WORK INSTRUCTIONS:
Repeat only what lies from the line with "Generate a Python" to the line with "plt.rcParams['font.family'] = ['Open", those two lines included, exactly as it stands; omit any images.

Entries with chart source code

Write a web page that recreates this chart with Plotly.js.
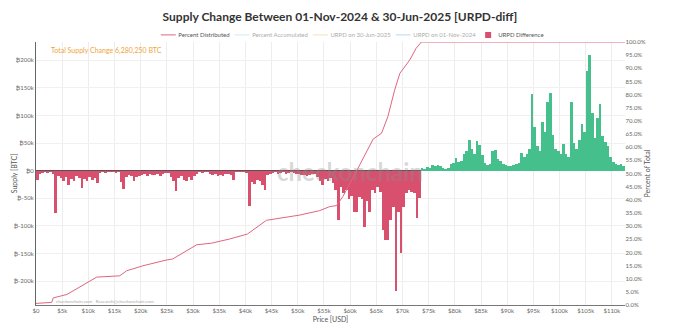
<!DOCTYPE html>
<html><head><meta charset="utf-8">
<script src="https://cdn.plot.ly/plotly-3.0.1.min.js"></script>
<style>
html,body{margin:0;padding:0;background:#fff;overflow:hidden;width:680px;height:330px}
#wrap{width:680px;height:330px;overflow:hidden;position:relative}
#chart{width:1360px;height:660px;transform:scale(0.5);transform-origin:0 0;position:absolute;left:0;top:0}
</style></head><body><div id="wrap"><div id="chart"></div></div>
<script>
// ---- data ----
const binWidthUSD = 500;           // URPD-diff histogram bin width
// URPD difference (thousand BTC) per $500 bin, $0 -> $73.5k (supply that left)
const urpdDiffRedK = [
 -16,-5,-4,-3,-4,-3,-6,-77,-9,-14,
 -18,-12,-25,-15,-18,-10,-14,-31,-15,-18,
 -12,-16,-14,-22,-4,-3,-4,-2,-3,-3,
 -4,-3,-20,-33,-12,-8,-10,-19,-12,-9,
 -8,-6,-9,-5,-7,-8,-6,-9,-5,-4,
 -4,-12,-18,-37,-14,-10,-16,-19,-12,-16,
 -10,-5,-3,-4,-2,-3,-5,-8,-6,-9,
 -7,-10,-6,-5,-8,-16,-3,-2,-3,-2,
 -4,-64,-20,-24,-16,-18,-25,-34,-8,-5,
 -4,-3,-5,-4,-3,-6,-4,-3,-4,-6,
 -5,-7,-8,-9,-7,-5,-6,-12,-18,-25,
 -15,-19,-14,-22,-34,-89,-30,-40,-35,-52,
 -45,-74,-74,-48,-52,-101,-55,-74,-35,-40,
 -30,-38,-107,-125,-125,-90,-65,-218,-75,-149,
 -65,-40,-35,-38,-40,-86,-50
];
// URPD difference (thousand BTC) per $500 bin, $73.5k -> $112.5k (supply that arrived)
const urpdDiffGreenK = [
 5,4,6,5,11,8,10,9,5,4,
 5,12,14,23,15,17,30,35,56,40,
 30,53,47,28,14,10,12,35,38,22,
 18,12,10,8,9,10,12,14,32,25,
 30,40,139,80,45,35,89,70,125,140,
 65,40,35,30,48,30,25,124,50,40,
 56,84,70,180,210,105,60,95,120,62,
 52,45,25,15,12,10,12,9
];
// Percent Distributed curve (price in $k, percent of total)
const pctPriceK = [0,3.0,3.3,5.9,11.6,16.0,17.3,20.4,24.9,26.1,30.7,33.5,37.0,40.4,44.0,47.1,50.4,54.2,56.1,57.4,58.6,61.5,62.5,64.4,66.0,67.2,68.5,69.5,71.4,72.6,73.6,112.5];
const pctDistributed = [0.6,1.0,2.7,4.0,10.6,11.1,13.0,14.9,17.1,17.5,22.9,23.5,25.1,27.0,32.2,33.1,34.2,35.9,37.4,37.8,41.2,52.0,55.8,63.1,65.3,71.6,81.7,88.1,93.2,97.6,100,100];
// ticks
const priceTicks = [0,5000,10000,15000,20000,25000,30000,35000,40000,45000,50000,55000,60000,65000,70000,75000,80000,85000,90000,95000,100000,105000,110000];
const priceTickLabels = ['$0','$5k','$10k','$15k','$20k','$25k','$30k','$35k','$40k','$45k','$50k','$55k','$60k','$65k','$70k','$75k','$80k','$85k','$90k','$95k','$100k','$105k','$110k'];
const supplyTicks = [200000,150000,100000,50000,0,-50000,-100000,-150000,-200000];
const supplyTickLabels = ['₿200k','₿150k','₿100k','₿50k','₿0','₿-50k','₿-100k','₿-150k','₿-200k'];
const seriesNames = ['Percent Distributed','Percent Accumulated','URPD on 30-Jun-2025','URPD on 01-Nov-2024','URPD Difference'];

// ---- build ----
const RED = '#d9506f', GREEN = '#45c08d';
const diffK = urpdDiffRedK.concat(urpdDiffGreenK);
const binCenters = diffK.map((_, i) => i * binWidthUSD + binWidthUSD / 2);
const diffBTC = diffK.map(v => v * 1000);
const barColors = diffK.map(v => v < 0 ? RED : GREEN);
const pctPriceUSD = pctPriceK.map(v => v * 1000);

const data = [
  {type:'scatter', mode:'lines', name:seriesNames[0], x:pctPriceUSD, y:pctDistributed, yaxis:'y2',
   line:{color:'#e0667f', width:2}},
  {type:'scatter', mode:'lines', name:seriesNames[1], x:[0,1], y:[0,0], yaxis:'y2', visible:'legendonly',
   line:{color:'#a9d6e5', width:2}},
  {type:'scatter', mode:'lines', name:seriesNames[2], x:[0,1], y:[0,0], visible:'legendonly',
   line:{color:'#f5c27a', width:2}},
  {type:'scatter', mode:'lines', name:seriesNames[3], x:[0,1], y:[0,0], visible:'legendonly',
   line:{color:'#7fb0e0', width:2}},
  {type:'bar', name:seriesNames[4], x:binCenters, y:diffBTC, width:binWidthUSD,
   marker:{color:barColors, line:{width:0}}}
];

const layout = {
  width:1360, height:660,
  paper_bgcolor:'#ffffff', plot_bgcolor:'#ffffff',
  font:{family:'Lato, "Open Sans", sans-serif', size:12, color:'#555'},
  margin:{l:72, r:110, t:84, b:50},
  title:{text:'Supply Change Between 01-Nov-2024 & 30-Jun-2025 [URPD-diff]',
         font:{size:24, color:'#333', weight:'bold'}, x:0.5, xref:'container', xanchor:'center',
         y:1-34/660, yref:'container', yanchor:'middle'},
  showlegend:true,
  legend:{orientation:'h', x:0.537, xanchor:'center', y:1.027, yanchor:'middle',
          font:{size:12, color:'#555'}, bgcolor:'rgba(0,0,0,0)', traceorder:'normal'},
  bargap:0,
  xaxis:{range:[0,112500], tickvals:priceTicks, ticktext:priceTickLabels,
         showgrid:true, gridcolor:'#ededed', gridwidth:2, showline:true, linecolor:'#777', linewidth:2,
         zeroline:false, ticks:'', tickfont:{size:12, color:'#666'},
         title:{text:'Price [USD]', font:{size:14, color:'#555'}, standoff:6}},
  yaxis:{range:[-243000,233000], tickvals:supplyTicks, ticktext:supplyTickLabels,
         showgrid:true, gridcolor:'#f0f0f0', gridwidth:2, showline:true, linecolor:'#666', linewidth:2,
         zeroline:true, zerolinecolor:'#555', zerolinewidth:3, ticks:'', tickfont:{size:12, color:'#666'},
         title:{text:'Supply [BTC]', font:{size:14, color:'#555'}}},
  yaxis2:{overlaying:'y', side:'right', range:[0,100], tick0:0, dtick:5, ticksuffix:'%', tickformat:'.1f',
          showgrid:false, zeroline:false, showline:false, ticks:'', tickfont:{size:12, color:'#666'},
          title:{text:'Percent of Total', font:{size:14, color:'#555'}}},
  annotations:[
    {text:'Total Supply Change 6,280,250 BTC', xref:'paper', yref:'paper', x:0.024, y:0.970,
     xanchor:'left', yanchor:'middle', showarrow:false, font:{size:14, color:'#f0a43a'}},
    {text:'<b>checkonchain</b>', xref:'paper', yref:'paper', x:0.533, y:0.506,
     xanchor:'center', yanchor:'middle', showarrow:false, font:{size:48, color:'rgba(140,140,140,0.35)'}},
    {text:'checkonchain.com   Research@checkonchain.com', xref:'paper', yref:'paper', x:0.032, y:0.015,
     xanchor:'left', yanchor:'middle', showarrow:false, font:{size:9, color:'#aaa'}}
  ]
};

Plotly.newPlot('chart', data, layout, {staticPlot:true, displayModeBar:false});
</script></body></html>
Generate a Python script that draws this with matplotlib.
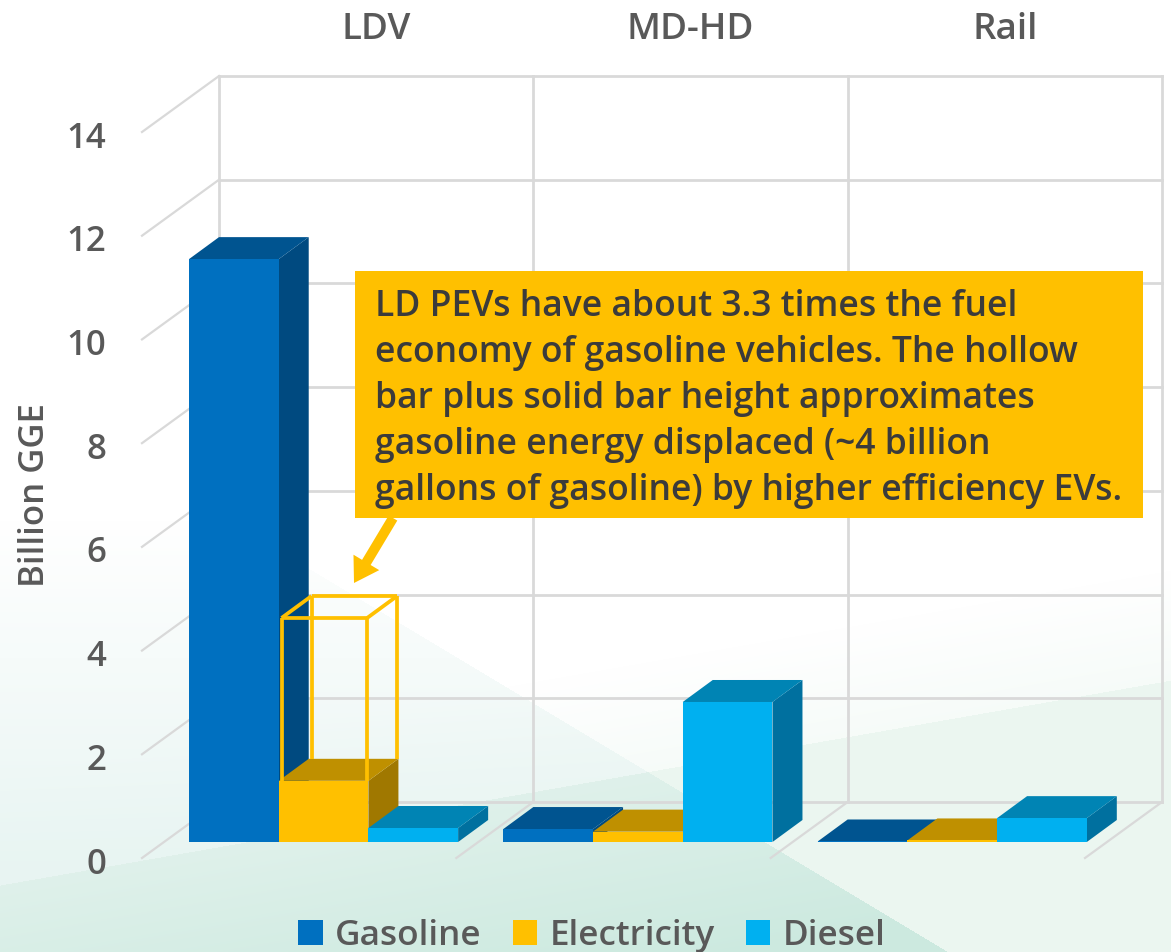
import numpy as np
import matplotlib
matplotlib.use('Agg')
import matplotlib.pyplot as plt
from matplotlib.patches import Polygon, Rectangle, FancyArrow
from matplotlib.transforms import Affine2D

W, H = 1171, 952

groups = ['LDV', 'MD-HD', 'Rail']
series = ['Gasoline', 'Electricity', 'Diesel']
gasoline = [11.24, 0.25, 0.01]
electricity = [1.18, 0.2, 0.03]
diesel = [0.27, 2.7, 0.46]
hollow_top = 4.32
yticks = [0, 2, 4, 6, 8, 10, 12, 14]

note = ('LD PEVs have about 3.3 times the fuel\n'
        'economy of gasoline vehicles. The hollow\n'
        'bar plus solid bar height approximates\n'
        'gasoline energy displaced (~4 billion\n'
        'gallons of gasoline) by higher efficiency EVs.')

front = ['#0070c0', '#ffc000', '#00b0f0']
top = ['#005490', '#bf9000', '#0084b4']
side = ['#004a80', '#a07800', '#00709f']
GREY = '#595959'
GRID = '#d9d9d9'

plt.rcParams['font.family'] = ['Open Sans', 'Noto Sans', 'DejaVu Sans']


def background():
    yy, xx = np.mgrid[0:H, 0:W]
    img = np.ones((H, W, 3))
    line = 885 - 0.175 * xx
    below = yy > line
    tri = yy > 383 + 0.6 * xx

    # pale wedge rising to the right, soft above its edge
    a = np.clip((yy - line + 110) / 110, 0, 1) * 0.45
    a[below] = 1
    a = a[..., None]
    img = img * (1 - a) + np.array([0.925, 0.968, 0.945]) * a

    # triangle from the left, above the wedge edge
    a = (tri & ~below) * np.clip((yy - 520) / 350, 0, 1)
    a = a[..., None]
    img = img * (1 - a) + np.array([0.91, 0.96, 0.95]) * a

    # triangle below the wedge edge gets darker to the bottom
    a = (tri & below)[..., None]
    f = np.clip((yy - line) / 200, 0, 1)[..., None]
    col = np.array([0.875, 0.945, 0.92]) * (1 - f) + np.array([0.80, 0.915, 0.875]) * f
    img = img * (1 - a) + col * a
    return img


fig = plt.figure(figsize=(W / 100, H / 100), dpi=100)
bg = fig.add_axes([0, 0, 1, 1], zorder=-1)
bg.imshow(background(), aspect='auto')
bg.axis('off')

ax = fig.add_axes([142 / W, (H - 858) / H, 943 / W, 726 / H])
ax.patch.set_alpha(0)
ax.set_xlim(0, 3)
ax.set_ylim(0, 14)
for s in ax.spines.values():
    s.set_visible(False)

# depth of the floor, offset of the bars from the front edge, depth of a bar
BX, BY = 77 / 314.3, 56 / 51.86
FX, FY = 47 / 314.3, 16 / 51.86
DX, DY = 30 / 314.3, 22 / 51.86
BW = 89.7 / 314.3

for v in yticks:
    ax.plot([BX, 3 + BX], [v + BY, v + BY], color=GRID, lw=2, clip_on=False, zorder=1)
    ax.plot([0, BX], [v, v + BY], color=GRID, lw=1.6, clip_on=False, zorder=1)
for k in range(4):
    ax.plot([k + BX, k + BX], [BY, 14 + BY], color=GRID, lw=2, clip_on=False, zorder=1)
    if k:
        ax.plot([k, k + BX], [0, BY], color=GRID, lw=1.6, clip_on=False, zorder=1)


def bar3d(x, val, j, z):
    y0 = FY
    y1 = FY + val
    ax.add_patch(Polygon([[x + BW, y0], [x + BW + DX, y0 + DY], [x + BW + DX, y1 + DY], [x + BW, y1]],
                         fc=side[j], ec='none', clip_on=False, zorder=z))
    ax.add_patch(Polygon([[x, y1], [x + DX, y1 + DY], [x + BW + DX, y1 + DY], [x + BW, y1]],
                         fc=top[j], ec='none', clip_on=False, zorder=z))


handles = []
z = 2
for i in range(len(groups)):
    for j, vals in enumerate([gasoline, electricity, diesel]):
        x = i + FX + j * BW
        bar3d(x, vals[i], j, z)
        b = ax.bar(x, vals[i], BW, bottom=FY, align='edge', color=front[j], clip_on=False, zorder=z + 0.5,
                   label=series[j])
        if i == 0:
            handles.append(b)
        z += 1

# hollow bar on the electricity bar of LDV
hx0 = FX + BW + 0.009
hx1 = FX + 2 * BW - 0.004
hb = FY + electricity[0]
ht = FY + hollow_top
hollow = [
    ([hx0, hx0], [hb, ht]), ([hx1, hx1], [hb, ht]), ([hx0, hx1], [ht, ht]),
    ([hx0 + DX, hx0 + DX], [hb + DY, ht + DY]), ([hx1 + DX, hx1 + DX], [hb + DY, ht + DY]),
    ([hx0 + DX, hx1 + DX], [ht + DY, ht + DY]),
    ([hx0, hx0 + DX], [ht, ht + DY]), ([hx1, hx1 + DX], [ht, ht + DY]),
]
for xs, ys in hollow:
    ax.plot(xs, ys, color='#ffc000', lw=2.7, clip_on=False, zorder=z, solid_capstyle='butt')
z += 1

ax.set_xticks([])
ax.set_yticks(yticks)
ax.tick_params(axis='y', length=0, pad=26, labelsize=25, labelcolor=GREY)
nudge = Affine2D().translate(0, -2.5)
for t in ax.get_yticklabels():
    t.set_fontweight('semibold')
    t.set_transform(t.get_transform() + nudge)
ax.set_ylabel('Billion GGE', fontsize=25, color=GREY, fontweight='semibold')
ax.yaxis.set_label_coords((52 - 142) / 943, (858 - 495) / 726)

for i, g in enumerate(groups):
    ax.text(i + 0.5 + BX, 15.96, g, ha='center', va='center', fontsize=26.5, color=GREY,
            fontweight='semibold', clip_on=False)

# callout, placed in image pixels
px = Affine2D().scale(1, -1).translate(0, H)
ax.add_patch(Rectangle((355, 271), 788, 247, fc='#ffc000', ec='none', transform=px, clip_on=False, zorder=z))
ax.add_patch(FancyArrow(393, 518, -39, 65, width=10, head_width=30, head_length=24, length_includes_head=True,
                        fc='#ffc000', ec='none', transform=px, clip_on=False, zorder=z))
ax.text(375, 399, note, transform=px, ha='left', va='center', fontsize=25.6, color='#3b3b3b',
        fontweight='semibold', linespacing=1.37, clip_on=False, zorder=z + 1)

ax.legend(handles=handles, labels=series, loc='center', bbox_to_anchor=(592 / W, (H - 936) / H),
          bbox_transform=fig.transFigure, ncol=3, frameon=False, labelcolor=GREY,
          handlelength=0.7, handleheight=0.7, handletextpad=0.35, columnspacing=0.88,
          prop={'size': 25.3, 'weight': 'semibold'})

fig.savefig('out.png', dpi=100)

THE SOLUTION:
Generate a Python script that draws this with matplotlib.
import numpy as np
import matplotlib
matplotlib.use('Agg')
import matplotlib.pyplot as plt
from matplotlib.patches import Polygon, Rectangle, FancyArrow
from matplotlib.transforms import Affine2D

W, H = 1171, 952

groups = ['LDV', 'MD-HD', 'Rail']
series = ['Gasoline', 'Electricity', 'Diesel']
gasoline = [11.24, 0.25, 0.01]
electricity = [1.18, 0.2, 0.03]
diesel = [0.27, 2.7, 0.46]
hollow_top = 4.32
yticks = [0, 2, 4, 6, 8, 10, 12, 14]

note = ('LD PEVs have about 3.3 times the fuel\n'
        'economy of gasoline vehicles. The hollow\n'
        'bar plus solid bar height approximates\n'
        'gasoline energy displaced (~4 billion\n'
        'gallons of gasoline) by higher efficiency EVs.')

front = ['#0070c0', '#ffc000', '#00b0f0']
top = ['#005490', '#bf9000', '#0084b4']
side = ['#004a80', '#a07800', '#00709f']
GREY = '#595959'
GRID = '#d9d9d9'

plt.rcParams['font.family'] = ['Open Sans', 'Noto Sans', 'DejaVu Sans']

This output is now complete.